A mirror neuron in the brain fires both when you do something and when you see someone else doing the same thing, even though you have not moved. It’s almost as if you, the observer, are actually engaging in the same behavior as the person who is engaged in the action. Watching something and doing something are not the same, of course, but as far as our brains are concerned, they’re pretty darn close.
Mirror neurons may be involved in empathy as well. This is a crucial survival skill. Research has shown that the same area of the brain that lights up when a person experiences an emotion also activates when that person merely sees someone else experiencing that emotion. When we see someone express passion, joy, concern, and the like, experts believe the mirror neurons send messages to the limbic region of the brain, the area associated with emotion. In a sense, then, there is a place in the brain that seems to be responsible for living in other people’s brains—that is, to feel what they are feeling.
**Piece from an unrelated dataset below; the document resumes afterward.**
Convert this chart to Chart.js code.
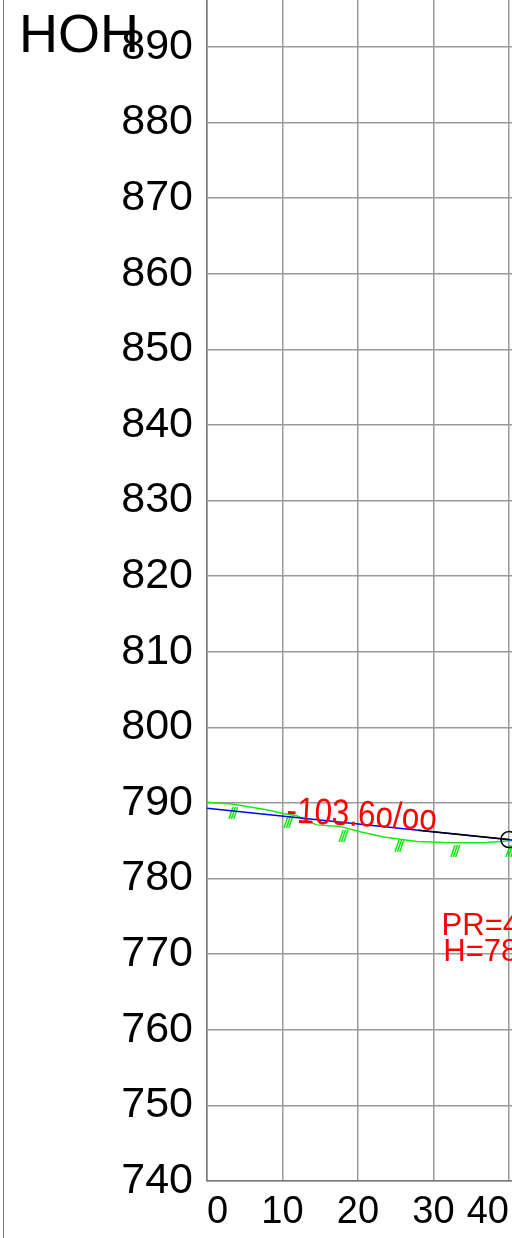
<!DOCTYPE html>
<html>
<head>
    <meta charset="utf-8">
    <script src="https://cdn.jsdelivr.net/npm/chart.js"></script>
    <title>HOH</title>
    <style type="text/css">
        body {
            margin: 0;
            background: #ffffff;
            overflow: hidden;
        }
        .wrap {
            position: relative;
            width: 512px;
            height: 1238px;
        }
        .frame {
            position: absolute;
            left: 3px;
            top: 0;
            width: 1px;
            height: 1238px;
            background: #777777;
        }
        .title {
            position: absolute;
            left: 19px;
            top: 6px;
            font-family: "Liberation Sans", Arial, sans-serif;
            font-size: 54px;
            line-height: 54px;
            color: #000000;
            z-index: 2;
        }
        canvas {
            position: absolute;
            left: 0;
            top: 0;
        }
    </style>
    <script type="text/javascript">
        // ground (green)
        var terrainX = [0, 3.3, 7.9, 10.1, 11.9, 14.5, 17.6, 20.3, 23.4, 27.8, 32.2, 36.6, 40.1, 40.4];
        var terrainY = [790.1, 789.87, 789.1, 788.6, 788.3, 787.1, 786.9, 786.2, 785.5, 784.9, 784.75, 784.75, 785.0, 785.05];
        // design grade (blue) and the black piece before the vertex
        var designX = [0, 40.4];
        var designY = [789.3, 785.11];
        var blackX = [28, 40];
        var blackY = [786.4, 785.16];
        // vertex circle
        var vertexX = [40];
        var vertexY = [785.16];
        // hatch marks under the ground line
        var hatchX = [3.3, 10.6, 17.9, 25.3, 32.7, 40.0];
        var hatchY = [789.47, 788.28, 786.43, 785.11, 784.44, 784.44];
        // ticks
        var xTicks = [0, 10, 20, 30, 40];
        var yTicks = [740, 750, 760, 770, 780, 790, 800, 810, 820, 830, 840, 850, 860, 870, 880, 890];
        // labels
        var slopeText = '-103.6o/oo';
        var slopeAt = [10.46, 787.45];
        var vertexText = ['PR=40.00', 'H=785.16'];
        var vertexTextY = [772.54, 769.1];
    </script>
</head>
<body>
    <div class="wrap">
        <div class="frame"></div>
        <div class="title">HOH</div>
        <canvas id="myChart" width="512" height="1238"></canvas>
    </div>

    <script>
        var FONT = '"Liberation Sans", Arial, sans-serif';

        function pts(xs, ys) {
            return xs.map(function (x, i) { return { x: x, y: ys[i] }; });
        }

        function noPad(s) {
            s.paddingTop = 0;
            s.paddingBottom = 0;
            s.paddingLeft = 0;
            s.paddingRight = 0;
        }

        // small "///" mark, top of the strokes at the centre of the canvas
        var hatch = document.createElement('canvas');
        hatch.width = 16;
        hatch.height = 32;
        var hc = hatch.getContext('2d');
        hc.strokeStyle = '#00e600';
        hc.lineWidth = 1.4;
        for (var i = 0; i < 3; i++) {
            var x0 = 9 + i * 2.4;
            hc.beginPath();
            hc.moveTo(x0, 16);
            hc.lineTo(x0 - 4, 28);
            hc.stroke();
        }

        var labelsPlugin = {
            id: 'labels',
            afterDatasetsDraw: function (chart) {
                var xs = chart.scales.x, ys = chart.scales.y;
                var ctx = chart.ctx;
                ctx.save();
                ctx.fillStyle = '#ff0000';

                // grade text, a bit narrow like the cad font
                ctx.save();
                ctx.translate(xs.getPixelForValue(slopeAt[0]), ys.getPixelForValue(slopeAt[1]));
                ctx.rotate(3 * Math.PI / 180);
                ctx.scale(0.85, 1);
                ctx.font = '37px ' + FONT;
                ctx.textAlign = 'left';
                ctx.textBaseline = 'alphabetic';
                ctx.fillText(slopeText, 0, 0);
                ctx.restore();

                ctx.font = '31px ' + FONT;
                ctx.textAlign = 'center';
                ctx.textBaseline = 'alphabetic';
                for (var k = 0; k < vertexText.length; k++) {
                    ctx.fillText(vertexText[k], xs.getPixelForValue(vertexX[0]) + 2, ys.getPixelForValue(vertexTextY[k]));
                }
                ctx.restore();
            }
        };

        var ctx = document.getElementById('myChart').getContext('2d');
        var myChart = new Chart(ctx, {
            type: 'line',
            data: {
                datasets: [{
                    data: pts(vertexX, vertexY),
                    showLine: false,
                    pointRadius: 8,
                    pointBorderWidth: 1.5,
                    pointBorderColor: '#000000',
                    pointBackgroundColor: 'rgba(0,0,0,0)'
                }, {
                    data: pts(blackX, blackY),
                    borderColor: '#000000',
                    borderWidth: 1.5,
                    pointRadius: 0
                }, {
                    data: pts(designX, designY),
                    borderColor: '#0000ff',
                    borderWidth: 1.5,
                    pointRadius: 0
                }, {
                    data: pts(terrainX, terrainY),
                    borderColor: '#11ee11',
                    borderWidth: 1.5,
                    pointRadius: 0
                }, {
                    data: pts(hatchX, hatchY),
                    showLine: false,
                    pointStyle: hatch,
                    pointRadius: 8
                }]
            },
            options: {
                responsive: false,
                animation: false,
                events: [],
                layout: { padding: 0, autoPadding: false },
                plugins: {
                    legend: { display: false },
                    tooltip: { enabled: false }
                },
                scales: {
                    x: {
                        type: 'linear',
                        min: 0,
                        max: 40.4,
                        afterBuildTicks: function (s) { s.ticks = xTicks.map(function (v) { return { value: v }; }); },
                        afterFit: function (s) { s.height = 57; noPad(s); },
                        grid: { color: '#9a9a9a', lineWidth: 1.5, drawTicks: false, tickLength: 0 },
                        border: { color: '#7a7a7a', width: 1.5 },
                        ticks: {
                            font: { family: FONT, size: 38 },
                            color: '#000000',
                            padding: 9,
                            align: 'inner',
                            autoSkip: false,
                            maxRotation: 0
                        }
                    },
                    y: {
                        type: 'linear',
                        min: 740,
                        max: 896.2,
                        afterBuildTicks: function (s) { s.ticks = yTicks.map(function (v) { return { value: v }; }); },
                        afterFit: function (s) { s.width = 207; noPad(s); },
                        grid: { color: '#9a9a9a', lineWidth: 1.5, drawTicks: false, tickLength: 0 },
                        border: { color: '#7a7a7a', width: 1.5 },
                        ticks: {
                            font: { family: FONT, size: 43 },
                            color: '#000000',
                            padding: 14,
                            autoSkip: false
                        }
                    }
                }
            },
            plugins: [labelsPlugin]
        });
    </script>
</body>
</html>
I use the two slides above in a marketing presentation to remind people to think again about what it is they are really selling. Is it the thing or the experience of the thing? (Images in slides from iStockphoto.com.)
If we are wired to feel what others feel, is it any wonder that people get bored and disinterested when listening to someone who seems bored and disinterested, even though the content may be useful? Is it any wonder we feel stiff and uncomfortable while watching someone on stage barely move a muscle except for the muscles that make the mouth open and close? Too many presentations today are still given in an overly formal, static, and didactic style that removes the visual component, including the visual messages expressed through movement and displays of emotion. An animated, natural display of emotions enriches our narrative as it stimulates others to unconsciously feel what we feel. When you are passionate, for example, so long as it is perceived as genuine, most people will mirror that emotion back. Our data and our evidence matter, but the genuine emotions we project have a direct and strong influence—for good and for bad—on the message our audience ultimately receives and remembers.